**DATASET EXTRACT**:
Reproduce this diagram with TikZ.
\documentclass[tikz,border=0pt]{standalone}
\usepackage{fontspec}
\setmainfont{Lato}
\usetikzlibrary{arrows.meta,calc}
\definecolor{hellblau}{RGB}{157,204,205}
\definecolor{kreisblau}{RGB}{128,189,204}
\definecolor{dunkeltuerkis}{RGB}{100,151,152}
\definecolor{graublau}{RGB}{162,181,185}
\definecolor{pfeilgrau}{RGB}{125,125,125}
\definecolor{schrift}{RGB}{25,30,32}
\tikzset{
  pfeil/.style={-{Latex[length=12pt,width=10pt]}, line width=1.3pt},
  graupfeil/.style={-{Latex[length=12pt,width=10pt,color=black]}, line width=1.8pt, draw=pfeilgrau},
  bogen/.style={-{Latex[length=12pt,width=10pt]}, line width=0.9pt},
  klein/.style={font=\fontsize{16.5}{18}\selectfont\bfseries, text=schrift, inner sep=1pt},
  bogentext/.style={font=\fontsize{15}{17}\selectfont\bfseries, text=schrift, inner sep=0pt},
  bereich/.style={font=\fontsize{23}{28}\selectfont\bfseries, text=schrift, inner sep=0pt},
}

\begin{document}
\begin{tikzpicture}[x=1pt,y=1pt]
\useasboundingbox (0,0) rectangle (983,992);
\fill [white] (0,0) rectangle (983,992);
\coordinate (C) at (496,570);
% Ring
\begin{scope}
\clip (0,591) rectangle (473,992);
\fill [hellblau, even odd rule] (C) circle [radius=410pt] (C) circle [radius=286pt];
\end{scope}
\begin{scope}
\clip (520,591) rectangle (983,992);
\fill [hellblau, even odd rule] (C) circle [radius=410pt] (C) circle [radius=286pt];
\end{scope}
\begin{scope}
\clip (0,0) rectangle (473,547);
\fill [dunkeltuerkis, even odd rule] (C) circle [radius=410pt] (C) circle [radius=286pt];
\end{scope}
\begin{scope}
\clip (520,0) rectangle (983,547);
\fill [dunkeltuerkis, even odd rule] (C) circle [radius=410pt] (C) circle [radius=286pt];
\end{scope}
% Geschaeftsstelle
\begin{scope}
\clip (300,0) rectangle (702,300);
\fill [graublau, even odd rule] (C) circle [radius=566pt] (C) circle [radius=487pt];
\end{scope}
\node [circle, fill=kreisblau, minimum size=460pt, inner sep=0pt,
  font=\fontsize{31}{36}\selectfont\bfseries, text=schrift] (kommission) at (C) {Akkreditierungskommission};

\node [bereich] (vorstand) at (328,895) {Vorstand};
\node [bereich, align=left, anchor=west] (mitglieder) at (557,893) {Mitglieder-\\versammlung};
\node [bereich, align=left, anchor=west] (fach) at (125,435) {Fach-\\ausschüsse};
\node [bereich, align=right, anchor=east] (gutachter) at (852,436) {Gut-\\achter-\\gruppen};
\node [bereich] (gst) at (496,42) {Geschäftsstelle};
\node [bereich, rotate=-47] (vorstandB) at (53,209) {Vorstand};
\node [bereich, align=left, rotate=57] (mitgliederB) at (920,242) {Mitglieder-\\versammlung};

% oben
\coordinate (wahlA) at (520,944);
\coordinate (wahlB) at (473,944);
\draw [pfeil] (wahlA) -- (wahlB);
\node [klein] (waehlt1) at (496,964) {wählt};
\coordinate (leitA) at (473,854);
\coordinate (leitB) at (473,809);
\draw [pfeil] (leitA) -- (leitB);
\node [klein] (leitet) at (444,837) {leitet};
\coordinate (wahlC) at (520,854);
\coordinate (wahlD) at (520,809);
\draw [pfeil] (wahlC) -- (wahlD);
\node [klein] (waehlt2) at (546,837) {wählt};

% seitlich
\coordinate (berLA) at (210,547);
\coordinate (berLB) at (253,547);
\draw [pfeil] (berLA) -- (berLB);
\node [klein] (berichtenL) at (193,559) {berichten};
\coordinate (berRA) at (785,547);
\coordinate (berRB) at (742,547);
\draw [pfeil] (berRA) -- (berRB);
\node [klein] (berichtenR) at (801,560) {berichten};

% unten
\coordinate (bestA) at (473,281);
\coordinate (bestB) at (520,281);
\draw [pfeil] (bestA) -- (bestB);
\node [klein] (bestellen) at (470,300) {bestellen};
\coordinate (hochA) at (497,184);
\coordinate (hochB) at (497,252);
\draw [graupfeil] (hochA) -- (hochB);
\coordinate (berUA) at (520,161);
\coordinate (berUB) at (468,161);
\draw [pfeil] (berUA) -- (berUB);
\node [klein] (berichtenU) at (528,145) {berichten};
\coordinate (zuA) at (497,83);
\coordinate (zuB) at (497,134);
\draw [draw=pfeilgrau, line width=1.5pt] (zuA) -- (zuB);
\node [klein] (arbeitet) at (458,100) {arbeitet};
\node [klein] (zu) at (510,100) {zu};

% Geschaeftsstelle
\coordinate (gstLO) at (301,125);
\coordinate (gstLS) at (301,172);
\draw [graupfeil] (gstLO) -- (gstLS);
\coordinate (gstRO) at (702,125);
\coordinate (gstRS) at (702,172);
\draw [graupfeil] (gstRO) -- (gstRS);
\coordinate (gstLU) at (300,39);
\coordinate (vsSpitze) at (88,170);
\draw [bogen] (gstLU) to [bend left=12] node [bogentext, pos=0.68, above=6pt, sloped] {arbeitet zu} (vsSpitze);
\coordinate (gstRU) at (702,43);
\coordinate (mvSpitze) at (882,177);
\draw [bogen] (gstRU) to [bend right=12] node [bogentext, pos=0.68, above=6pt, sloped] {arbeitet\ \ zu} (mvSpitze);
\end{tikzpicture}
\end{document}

**SET EXERCISE**:
Print the material above once more, exactly.

**FINAL ANSWER**:
Reproduce this diagram with TikZ.
\documentclass[tikz,border=0pt]{standalone}
\usepackage{fontspec}
\setmainfont{Lato}
\usetikzlibrary{arrows.meta,calc}
\definecolor{hellblau}{RGB}{157,204,205}
\definecolor{kreisblau}{RGB}{128,189,204}
\definecolor{dunkeltuerkis}{RGB}{100,151,152}
\definecolor{graublau}{RGB}{162,181,185}
\definecolor{pfeilgrau}{RGB}{125,125,125}
\definecolor{schrift}{RGB}{25,30,32}
\tikzset{
  pfeil/.style={-{Latex[length=12pt,width=10pt]}, line width=1.3pt},
  graupfeil/.style={-{Latex[length=12pt,width=10pt,color=black]}, line width=1.8pt, draw=pfeilgrau},
  bogen/.style={-{Latex[length=12pt,width=10pt]}, line width=0.9pt},
  klein/.style={font=\fontsize{16.5}{18}\selectfont\bfseries, text=schrift, inner sep=1pt},
  bogentext/.style={font=\fontsize{15}{17}\selectfont\bfseries, text=schrift, inner sep=0pt},
  bereich/.style={font=\fontsize{23}{28}\selectfont\bfseries, text=schrift, inner sep=0pt},
}

\begin{document}
\begin{tikzpicture}[x=1pt,y=1pt]
\useasboundingbox (0,0) rectangle (983,992);
\fill [white] (0,0) rectangle (983,992);
\coordinate (C) at (496,570);
% Ring
\begin{scope}
\clip (0,591) rectangle (473,992);
\fill [hellblau, even odd rule] (C) circle [radius=410pt] (C) circle [radius=286pt];
\end{scope}
\begin{scope}
\clip (520,591) rectangle (983,992);
\fill [hellblau, even odd rule] (C) circle [radius=410pt] (C) circle [radius=286pt];
\end{scope}
\begin{scope}
\clip (0,0) rectangle (473,547);
\fill [dunkeltuerkis, even odd rule] (C) circle [radius=410pt] (C) circle [radius=286pt];
\end{scope}
\begin{scope}
\clip (520,0) rectangle (983,547);
\fill [dunkeltuerkis, even odd rule] (C) circle [radius=410pt] (C) circle [radius=286pt];
\end{scope}
% Geschaeftsstelle
\begin{scope}
\clip (300,0) rectangle (702,300);
\fill [graublau, even odd rule] (C) circle [radius=566pt] (C) circle [radius=487pt];
\end{scope}
\node [circle, fill=kreisblau, minimum size=460pt, inner sep=0pt,
  font=\fontsize{31}{36}\selectfont\bfseries, text=schrift] (kommission) at (C) {Akkreditierungskommission};

\node [bereich] (vorstand) at (328,895) {Vorstand};
\node [bereich, align=left, anchor=west] (mitglieder) at (557,893) {Mitglieder-\\versammlung};
\node [bereich, align=left, anchor=west] (fach) at (125,435) {Fach-\\ausschüsse};
\node [bereich, align=right, anchor=east] (gutachter) at (852,436) {Gut-\\achter-\\gruppen};
\node [bereich] (gst) at (496,42) {Geschäftsstelle};
\node [bereich, rotate=-47] (vorstandB) at (53,209) {Vorstand};
\node [bereich, align=left, rotate=57] (mitgliederB) at (920,242) {Mitglieder-\\versammlung};

% oben
\coordinate (wahlA) at (520,944);
\coordinate (wahlB) at (473,944);
\draw [pfeil] (wahlA) -- (wahlB);
\node [klein] (waehlt1) at (496,964) {wählt};
\coordinate (leitA) at (473,854);
\coordinate (leitB) at (473,809);
\draw [pfeil] (leitA) -- (leitB);
\node [klein] (leitet) at (444,837) {leitet};
\coordinate (wahlC) at (520,854);
\coordinate (wahlD) at (520,809);
\draw [pfeil] (wahlC) -- (wahlD);
\node [klein] (waehlt2) at (546,837) {wählt};

% seitlich
\coordinate (berLA) at (210,547);
\coordinate (berLB) at (253,547);
\draw [pfeil] (berLA) -- (berLB);
\node [klein] (berichtenL) at (193,559) {berichten};
\coordinate (berRA) at (785,547);
\coordinate (berRB) at (742,547);
\draw [pfeil] (berRA) -- (berRB);
\node [klein] (berichtenR) at (801,560) {berichten};

% unten
\coordinate (bestA) at (473,281);
\coordinate (bestB) at (520,281);
\draw [pfeil] (bestA) -- (bestB);
\node [klein] (bestellen) at (470,300) {bestellen};
\coordinate (hochA) at (497,184);
\coordinate (hochB) at (497,252);
\draw [graupfeil] (hochA) -- (hochB);
\coordinate (berUA) at (520,161);
\coordinate (berUB) at (468,161);
\draw [pfeil] (berUA) -- (berUB);
\node [klein] (berichtenU) at (528,145) {berichten};
\coordinate (zuA) at (497,83);
\coordinate (zuB) at (497,134);
\draw [draw=pfeilgrau, line width=1.5pt] (zuA) -- (zuB);
\node [klein] (arbeitet) at (458,100) {arbeitet};
\node [klein] (zu) at (510,100) {zu};

% Geschaeftsstelle
\coordinate (gstLO) at (301,125);
\coordinate (gstLS) at (301,172);
\draw [graupfeil] (gstLO) -- (gstLS);
\coordinate (gstRO) at (702,125);
\coordinate (gstRS) at (702,172);
\draw [graupfeil] (gstRO) -- (gstRS);
\coordinate (gstLU) at (300,39);
\coordinate (vsSpitze) at (88,170);
\draw [bogen] (gstLU) to [bend left=12] node [bogentext, pos=0.68, above=6pt, sloped] {arbeitet zu} (vsSpitze);
\coordinate (gstRU) at (702,43);
\coordinate (mvSpitze) at (882,177);
\draw [bogen] (gstRU) to [bend right=12] node [bogentext, pos=0.68, above=6pt, sloped] {arbeitet\ \ zu} (mvSpitze);
\end{tikzpicture}
\end{document}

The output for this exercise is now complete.